## START Data to process

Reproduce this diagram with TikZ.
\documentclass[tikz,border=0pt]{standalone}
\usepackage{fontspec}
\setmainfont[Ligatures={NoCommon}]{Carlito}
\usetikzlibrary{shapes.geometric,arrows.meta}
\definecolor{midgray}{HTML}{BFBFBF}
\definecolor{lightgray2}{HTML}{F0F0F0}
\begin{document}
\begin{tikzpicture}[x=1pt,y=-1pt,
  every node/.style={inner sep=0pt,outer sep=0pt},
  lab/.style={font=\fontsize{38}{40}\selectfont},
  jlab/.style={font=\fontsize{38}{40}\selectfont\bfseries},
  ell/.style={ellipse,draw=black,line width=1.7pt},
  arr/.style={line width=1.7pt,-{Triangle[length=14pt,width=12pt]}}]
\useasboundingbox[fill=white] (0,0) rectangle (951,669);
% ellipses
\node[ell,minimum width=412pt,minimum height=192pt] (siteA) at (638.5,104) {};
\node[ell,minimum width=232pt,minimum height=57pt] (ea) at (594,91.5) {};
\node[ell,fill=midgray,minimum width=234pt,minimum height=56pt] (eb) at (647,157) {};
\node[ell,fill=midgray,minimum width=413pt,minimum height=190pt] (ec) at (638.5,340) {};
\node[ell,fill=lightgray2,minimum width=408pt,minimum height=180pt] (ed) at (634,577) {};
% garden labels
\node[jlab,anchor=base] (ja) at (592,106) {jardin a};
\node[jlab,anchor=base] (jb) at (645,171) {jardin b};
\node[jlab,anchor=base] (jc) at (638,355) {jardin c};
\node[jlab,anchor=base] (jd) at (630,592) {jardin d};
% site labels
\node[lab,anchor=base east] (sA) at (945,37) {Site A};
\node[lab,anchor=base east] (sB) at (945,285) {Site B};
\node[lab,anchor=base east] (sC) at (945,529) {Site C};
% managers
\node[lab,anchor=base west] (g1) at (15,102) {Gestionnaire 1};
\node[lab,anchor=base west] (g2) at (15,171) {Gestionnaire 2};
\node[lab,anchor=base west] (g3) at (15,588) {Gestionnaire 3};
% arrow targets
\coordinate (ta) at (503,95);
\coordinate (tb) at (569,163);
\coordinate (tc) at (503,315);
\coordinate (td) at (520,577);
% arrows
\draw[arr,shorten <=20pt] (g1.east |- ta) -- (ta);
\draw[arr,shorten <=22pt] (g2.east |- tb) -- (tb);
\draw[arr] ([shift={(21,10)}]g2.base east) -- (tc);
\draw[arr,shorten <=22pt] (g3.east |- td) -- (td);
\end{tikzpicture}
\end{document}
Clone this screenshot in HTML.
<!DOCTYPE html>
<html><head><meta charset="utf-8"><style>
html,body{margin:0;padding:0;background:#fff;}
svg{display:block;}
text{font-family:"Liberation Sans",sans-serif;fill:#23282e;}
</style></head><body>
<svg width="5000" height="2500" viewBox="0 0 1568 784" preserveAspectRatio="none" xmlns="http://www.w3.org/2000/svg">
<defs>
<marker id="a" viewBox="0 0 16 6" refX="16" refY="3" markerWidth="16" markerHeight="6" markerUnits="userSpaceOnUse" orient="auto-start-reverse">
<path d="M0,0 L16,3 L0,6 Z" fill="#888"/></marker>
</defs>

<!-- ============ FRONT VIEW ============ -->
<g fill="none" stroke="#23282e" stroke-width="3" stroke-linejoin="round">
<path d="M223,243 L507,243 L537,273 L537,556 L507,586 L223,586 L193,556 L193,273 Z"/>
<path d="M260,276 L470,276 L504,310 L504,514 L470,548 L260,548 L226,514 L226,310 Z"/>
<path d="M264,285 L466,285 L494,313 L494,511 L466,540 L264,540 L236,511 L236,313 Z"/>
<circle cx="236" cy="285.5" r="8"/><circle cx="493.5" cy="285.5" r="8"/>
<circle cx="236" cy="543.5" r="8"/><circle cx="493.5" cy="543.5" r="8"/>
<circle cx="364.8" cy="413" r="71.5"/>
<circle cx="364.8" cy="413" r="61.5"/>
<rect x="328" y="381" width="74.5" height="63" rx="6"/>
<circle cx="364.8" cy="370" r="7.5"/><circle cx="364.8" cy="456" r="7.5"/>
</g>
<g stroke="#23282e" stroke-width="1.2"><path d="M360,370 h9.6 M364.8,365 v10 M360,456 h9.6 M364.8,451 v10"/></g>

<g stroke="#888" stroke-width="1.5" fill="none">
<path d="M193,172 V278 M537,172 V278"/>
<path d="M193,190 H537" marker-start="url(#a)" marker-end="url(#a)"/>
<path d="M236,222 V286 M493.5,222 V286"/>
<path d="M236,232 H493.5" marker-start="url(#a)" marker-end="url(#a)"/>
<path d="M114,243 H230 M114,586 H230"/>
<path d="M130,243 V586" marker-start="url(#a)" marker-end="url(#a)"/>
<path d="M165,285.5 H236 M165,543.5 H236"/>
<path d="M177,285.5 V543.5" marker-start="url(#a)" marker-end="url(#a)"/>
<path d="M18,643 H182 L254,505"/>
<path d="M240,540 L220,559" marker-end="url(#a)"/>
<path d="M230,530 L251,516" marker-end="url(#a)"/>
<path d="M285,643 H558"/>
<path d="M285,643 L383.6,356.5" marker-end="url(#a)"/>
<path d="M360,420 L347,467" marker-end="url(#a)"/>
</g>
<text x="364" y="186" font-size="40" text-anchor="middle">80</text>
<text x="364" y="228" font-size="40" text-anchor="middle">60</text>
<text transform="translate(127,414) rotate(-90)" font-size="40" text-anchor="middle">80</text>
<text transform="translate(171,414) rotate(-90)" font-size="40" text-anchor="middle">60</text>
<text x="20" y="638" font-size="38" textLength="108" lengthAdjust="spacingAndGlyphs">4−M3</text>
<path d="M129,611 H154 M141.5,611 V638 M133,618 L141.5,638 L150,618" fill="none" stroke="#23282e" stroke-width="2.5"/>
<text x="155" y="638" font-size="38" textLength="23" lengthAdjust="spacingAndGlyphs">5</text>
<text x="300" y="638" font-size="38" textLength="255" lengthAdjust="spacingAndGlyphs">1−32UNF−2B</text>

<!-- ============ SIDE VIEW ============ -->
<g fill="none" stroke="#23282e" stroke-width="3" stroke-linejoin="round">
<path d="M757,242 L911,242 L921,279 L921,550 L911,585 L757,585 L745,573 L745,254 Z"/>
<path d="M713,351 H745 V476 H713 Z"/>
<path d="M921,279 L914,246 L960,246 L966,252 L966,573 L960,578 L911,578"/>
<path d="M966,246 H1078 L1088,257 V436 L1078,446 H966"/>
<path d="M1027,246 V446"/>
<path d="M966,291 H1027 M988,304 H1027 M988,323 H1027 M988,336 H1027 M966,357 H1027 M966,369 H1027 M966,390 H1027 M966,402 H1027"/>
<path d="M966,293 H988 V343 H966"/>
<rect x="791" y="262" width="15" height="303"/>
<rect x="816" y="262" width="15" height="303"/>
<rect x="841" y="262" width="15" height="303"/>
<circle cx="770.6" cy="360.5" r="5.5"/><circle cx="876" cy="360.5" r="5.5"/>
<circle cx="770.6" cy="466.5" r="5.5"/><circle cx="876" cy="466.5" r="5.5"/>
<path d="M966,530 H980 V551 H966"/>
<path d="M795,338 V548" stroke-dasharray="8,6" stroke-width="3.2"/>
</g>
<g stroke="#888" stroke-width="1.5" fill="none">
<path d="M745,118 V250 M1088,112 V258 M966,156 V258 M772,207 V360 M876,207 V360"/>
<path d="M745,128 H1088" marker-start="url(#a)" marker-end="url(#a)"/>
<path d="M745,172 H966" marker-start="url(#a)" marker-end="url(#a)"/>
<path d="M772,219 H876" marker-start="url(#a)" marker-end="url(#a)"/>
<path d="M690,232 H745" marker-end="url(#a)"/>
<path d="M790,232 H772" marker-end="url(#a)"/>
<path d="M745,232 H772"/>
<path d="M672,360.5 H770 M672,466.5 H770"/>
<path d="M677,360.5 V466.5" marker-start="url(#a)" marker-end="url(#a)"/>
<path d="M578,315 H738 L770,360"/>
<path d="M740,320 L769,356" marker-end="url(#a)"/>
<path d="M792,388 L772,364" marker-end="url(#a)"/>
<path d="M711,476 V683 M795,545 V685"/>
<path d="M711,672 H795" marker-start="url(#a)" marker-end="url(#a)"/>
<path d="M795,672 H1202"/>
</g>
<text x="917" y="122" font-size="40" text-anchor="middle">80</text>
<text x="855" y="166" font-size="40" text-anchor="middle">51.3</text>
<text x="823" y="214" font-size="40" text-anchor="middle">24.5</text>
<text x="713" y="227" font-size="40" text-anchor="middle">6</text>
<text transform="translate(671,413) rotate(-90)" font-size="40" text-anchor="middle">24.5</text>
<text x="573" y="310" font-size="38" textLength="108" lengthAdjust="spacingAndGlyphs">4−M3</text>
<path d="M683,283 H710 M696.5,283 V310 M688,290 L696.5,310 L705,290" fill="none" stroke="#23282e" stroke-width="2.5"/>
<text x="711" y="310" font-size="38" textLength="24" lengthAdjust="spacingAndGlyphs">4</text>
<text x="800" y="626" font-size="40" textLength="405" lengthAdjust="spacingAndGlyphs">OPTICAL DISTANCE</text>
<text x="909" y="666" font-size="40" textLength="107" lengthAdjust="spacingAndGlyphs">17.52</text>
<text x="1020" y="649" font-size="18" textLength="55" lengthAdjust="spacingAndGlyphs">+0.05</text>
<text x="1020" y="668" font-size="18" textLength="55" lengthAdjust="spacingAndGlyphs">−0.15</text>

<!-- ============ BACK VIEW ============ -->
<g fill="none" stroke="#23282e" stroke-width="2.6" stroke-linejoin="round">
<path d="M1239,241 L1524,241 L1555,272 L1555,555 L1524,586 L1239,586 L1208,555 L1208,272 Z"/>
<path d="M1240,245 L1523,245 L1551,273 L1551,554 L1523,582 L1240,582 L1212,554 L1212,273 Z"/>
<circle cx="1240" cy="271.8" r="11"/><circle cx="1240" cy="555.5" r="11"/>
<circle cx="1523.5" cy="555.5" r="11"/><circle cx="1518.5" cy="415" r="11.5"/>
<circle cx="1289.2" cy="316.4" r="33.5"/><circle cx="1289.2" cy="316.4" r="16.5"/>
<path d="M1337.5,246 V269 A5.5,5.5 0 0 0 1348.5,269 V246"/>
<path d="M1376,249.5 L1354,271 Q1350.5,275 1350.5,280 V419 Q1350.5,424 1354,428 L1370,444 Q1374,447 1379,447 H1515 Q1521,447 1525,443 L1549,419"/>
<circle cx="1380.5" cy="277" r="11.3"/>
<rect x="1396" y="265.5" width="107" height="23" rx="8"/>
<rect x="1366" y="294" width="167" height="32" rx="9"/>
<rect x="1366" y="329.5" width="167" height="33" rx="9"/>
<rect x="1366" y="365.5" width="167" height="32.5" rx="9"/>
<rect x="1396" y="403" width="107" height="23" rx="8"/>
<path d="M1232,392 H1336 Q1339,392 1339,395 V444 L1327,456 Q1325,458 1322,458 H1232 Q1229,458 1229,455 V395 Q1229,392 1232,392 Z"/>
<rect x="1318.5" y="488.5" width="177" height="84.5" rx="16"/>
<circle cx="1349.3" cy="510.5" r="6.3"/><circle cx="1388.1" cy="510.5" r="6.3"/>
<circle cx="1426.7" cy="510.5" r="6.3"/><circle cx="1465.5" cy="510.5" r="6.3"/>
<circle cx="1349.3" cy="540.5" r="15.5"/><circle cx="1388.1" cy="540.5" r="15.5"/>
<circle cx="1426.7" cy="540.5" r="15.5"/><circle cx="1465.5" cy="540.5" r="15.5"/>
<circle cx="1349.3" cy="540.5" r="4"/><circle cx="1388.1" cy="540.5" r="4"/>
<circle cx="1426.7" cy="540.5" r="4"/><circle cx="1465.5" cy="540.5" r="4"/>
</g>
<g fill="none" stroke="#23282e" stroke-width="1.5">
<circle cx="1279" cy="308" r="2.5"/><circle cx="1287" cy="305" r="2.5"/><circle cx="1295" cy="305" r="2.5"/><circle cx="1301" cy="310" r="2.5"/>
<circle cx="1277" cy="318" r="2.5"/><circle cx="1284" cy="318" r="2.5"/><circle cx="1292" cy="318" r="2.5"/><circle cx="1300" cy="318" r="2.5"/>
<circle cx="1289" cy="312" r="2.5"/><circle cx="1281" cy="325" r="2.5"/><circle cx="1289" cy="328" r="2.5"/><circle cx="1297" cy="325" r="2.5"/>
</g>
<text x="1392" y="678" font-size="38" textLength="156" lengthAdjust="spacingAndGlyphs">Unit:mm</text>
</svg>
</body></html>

## END Data to process

Written exercise: In the entries above, some lines may contain the string "this"; report how many, without additional comment.

The completed task: 2